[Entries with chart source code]
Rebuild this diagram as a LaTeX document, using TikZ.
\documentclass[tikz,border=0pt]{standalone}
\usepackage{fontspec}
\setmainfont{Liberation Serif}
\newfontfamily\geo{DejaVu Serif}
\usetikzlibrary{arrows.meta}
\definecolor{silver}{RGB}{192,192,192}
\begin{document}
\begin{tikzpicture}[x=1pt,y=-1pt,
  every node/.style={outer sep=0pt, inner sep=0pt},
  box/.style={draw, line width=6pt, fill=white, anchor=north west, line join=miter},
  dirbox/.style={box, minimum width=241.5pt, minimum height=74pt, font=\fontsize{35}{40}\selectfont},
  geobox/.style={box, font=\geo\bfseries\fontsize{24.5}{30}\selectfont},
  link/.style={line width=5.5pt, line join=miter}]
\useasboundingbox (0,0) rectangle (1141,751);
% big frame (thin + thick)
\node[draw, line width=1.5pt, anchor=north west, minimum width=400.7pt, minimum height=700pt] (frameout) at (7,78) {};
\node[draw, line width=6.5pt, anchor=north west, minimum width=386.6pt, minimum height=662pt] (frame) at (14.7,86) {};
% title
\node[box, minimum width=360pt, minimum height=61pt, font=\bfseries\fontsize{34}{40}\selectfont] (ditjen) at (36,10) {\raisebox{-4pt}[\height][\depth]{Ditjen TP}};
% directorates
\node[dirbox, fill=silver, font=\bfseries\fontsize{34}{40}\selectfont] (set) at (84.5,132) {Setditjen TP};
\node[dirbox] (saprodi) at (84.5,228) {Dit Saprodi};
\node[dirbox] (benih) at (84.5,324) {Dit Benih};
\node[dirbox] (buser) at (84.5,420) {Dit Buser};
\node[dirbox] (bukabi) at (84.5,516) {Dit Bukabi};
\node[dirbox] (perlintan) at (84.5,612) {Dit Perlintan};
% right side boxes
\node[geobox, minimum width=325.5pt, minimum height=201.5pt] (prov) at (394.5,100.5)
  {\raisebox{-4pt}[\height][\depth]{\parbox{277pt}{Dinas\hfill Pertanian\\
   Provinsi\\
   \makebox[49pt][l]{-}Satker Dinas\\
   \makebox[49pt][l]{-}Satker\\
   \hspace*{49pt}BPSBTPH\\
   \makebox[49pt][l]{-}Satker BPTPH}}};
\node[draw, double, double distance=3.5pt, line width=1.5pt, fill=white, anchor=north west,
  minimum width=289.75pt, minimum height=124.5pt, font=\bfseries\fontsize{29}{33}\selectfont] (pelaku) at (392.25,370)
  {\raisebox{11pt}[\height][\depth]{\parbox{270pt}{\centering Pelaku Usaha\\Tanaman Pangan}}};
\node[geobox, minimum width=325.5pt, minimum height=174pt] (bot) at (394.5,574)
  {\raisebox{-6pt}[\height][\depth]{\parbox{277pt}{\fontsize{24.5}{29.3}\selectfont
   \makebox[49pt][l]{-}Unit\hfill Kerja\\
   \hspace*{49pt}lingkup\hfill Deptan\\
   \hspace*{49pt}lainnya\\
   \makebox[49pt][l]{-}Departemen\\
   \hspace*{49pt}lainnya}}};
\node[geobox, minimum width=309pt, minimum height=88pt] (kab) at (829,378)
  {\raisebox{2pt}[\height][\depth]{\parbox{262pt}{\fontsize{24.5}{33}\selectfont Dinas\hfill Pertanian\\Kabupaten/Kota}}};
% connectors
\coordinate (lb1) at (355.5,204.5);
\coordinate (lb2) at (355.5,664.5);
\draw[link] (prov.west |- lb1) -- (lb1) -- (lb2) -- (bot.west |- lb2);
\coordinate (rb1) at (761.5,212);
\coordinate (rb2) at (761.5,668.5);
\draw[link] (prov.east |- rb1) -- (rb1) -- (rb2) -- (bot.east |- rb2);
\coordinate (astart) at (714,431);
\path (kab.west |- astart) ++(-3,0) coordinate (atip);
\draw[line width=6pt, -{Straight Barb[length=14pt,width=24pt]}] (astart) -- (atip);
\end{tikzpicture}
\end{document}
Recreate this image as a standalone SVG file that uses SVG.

What you are asked to do — Make an exact copy of the data above.

Answer in full —
Rebuild this diagram as a LaTeX document, using TikZ.
\documentclass[tikz,border=0pt]{standalone}
\usepackage{fontspec}
\setmainfont{Liberation Serif}
\newfontfamily\geo{DejaVu Serif}
\usetikzlibrary{arrows.meta}
\definecolor{silver}{RGB}{192,192,192}
\begin{document}
\begin{tikzpicture}[x=1pt,y=-1pt,
  every node/.style={outer sep=0pt, inner sep=0pt},
  box/.style={draw, line width=6pt, fill=white, anchor=north west, line join=miter},
  dirbox/.style={box, minimum width=241.5pt, minimum height=74pt, font=\fontsize{35}{40}\selectfont},
  geobox/.style={box, font=\geo\bfseries\fontsize{24.5}{30}\selectfont},
  link/.style={line width=5.5pt, line join=miter}]
\useasboundingbox (0,0) rectangle (1141,751);
% big frame (thin + thick)
\node[draw, line width=1.5pt, anchor=north west, minimum width=400.7pt, minimum height=700pt] (frameout) at (7,78) {};
\node[draw, line width=6.5pt, anchor=north west, minimum width=386.6pt, minimum height=662pt] (frame) at (14.7,86) {};
% title
\node[box, minimum width=360pt, minimum height=61pt, font=\bfseries\fontsize{34}{40}\selectfont] (ditjen) at (36,10) {\raisebox{-4pt}[\height][\depth]{Ditjen TP}};
% directorates
\node[dirbox, fill=silver, font=\bfseries\fontsize{34}{40}\selectfont] (set) at (84.5,132) {Setditjen TP};
\node[dirbox] (saprodi) at (84.5,228) {Dit Saprodi};
\node[dirbox] (benih) at (84.5,324) {Dit Benih};
\node[dirbox] (buser) at (84.5,420) {Dit Buser};
\node[dirbox] (bukabi) at (84.5,516) {Dit Bukabi};
\node[dirbox] (perlintan) at (84.5,612) {Dit Perlintan};
% right side boxes
\node[geobox, minimum width=325.5pt, minimum height=201.5pt] (prov) at (394.5,100.5)
  {\raisebox{-4pt}[\height][\depth]{\parbox{277pt}{Dinas\hfill Pertanian\\
   Provinsi\\
   \makebox[49pt][l]{-}Satker Dinas\\
   \makebox[49pt][l]{-}Satker\\
   \hspace*{49pt}BPSBTPH\\
   \makebox[49pt][l]{-}Satker BPTPH}}};
\node[draw, double, double distance=3.5pt, line width=1.5pt, fill=white, anchor=north west,
  minimum width=289.75pt, minimum height=124.5pt, font=\bfseries\fontsize{29}{33}\selectfont] (pelaku) at (392.25,370)
  {\raisebox{11pt}[\height][\depth]{\parbox{270pt}{\centering Pelaku Usaha\\Tanaman Pangan}}};
\node[geobox, minimum width=325.5pt, minimum height=174pt] (bot) at (394.5,574)
  {\raisebox{-6pt}[\height][\depth]{\parbox{277pt}{\fontsize{24.5}{29.3}\selectfont
   \makebox[49pt][l]{-}Unit\hfill Kerja\\
   \hspace*{49pt}lingkup\hfill Deptan\\
   \hspace*{49pt}lainnya\\
   \makebox[49pt][l]{-}Departemen\\
   \hspace*{49pt}lainnya}}};
\node[geobox, minimum width=309pt, minimum height=88pt] (kab) at (829,378)
  {\raisebox{2pt}[\height][\depth]{\parbox{262pt}{\fontsize{24.5}{33}\selectfont Dinas\hfill Pertanian\\Kabupaten/Kota}}};
% connectors
\coordinate (lb1) at (355.5,204.5);
\coordinate (lb2) at (355.5,664.5);
\draw[link] (prov.west |- lb1) -- (lb1) -- (lb2) -- (bot.west |- lb2);
\coordinate (rb1) at (761.5,212);
\coordinate (rb2) at (761.5,668.5);
\draw[link] (prov.east |- rb1) -- (rb1) -- (rb2) -- (bot.east |- rb2);
\coordinate (astart) at (714,431);
\path (kab.west |- astart) ++(-3,0) coordinate (atip);
\draw[line width=6pt, -{Straight Barb[length=14pt,width=24pt]}] (astart) -- (atip);
\end{tikzpicture}
\end{document}
Recreate this image as a standalone SVG file that uses SVG.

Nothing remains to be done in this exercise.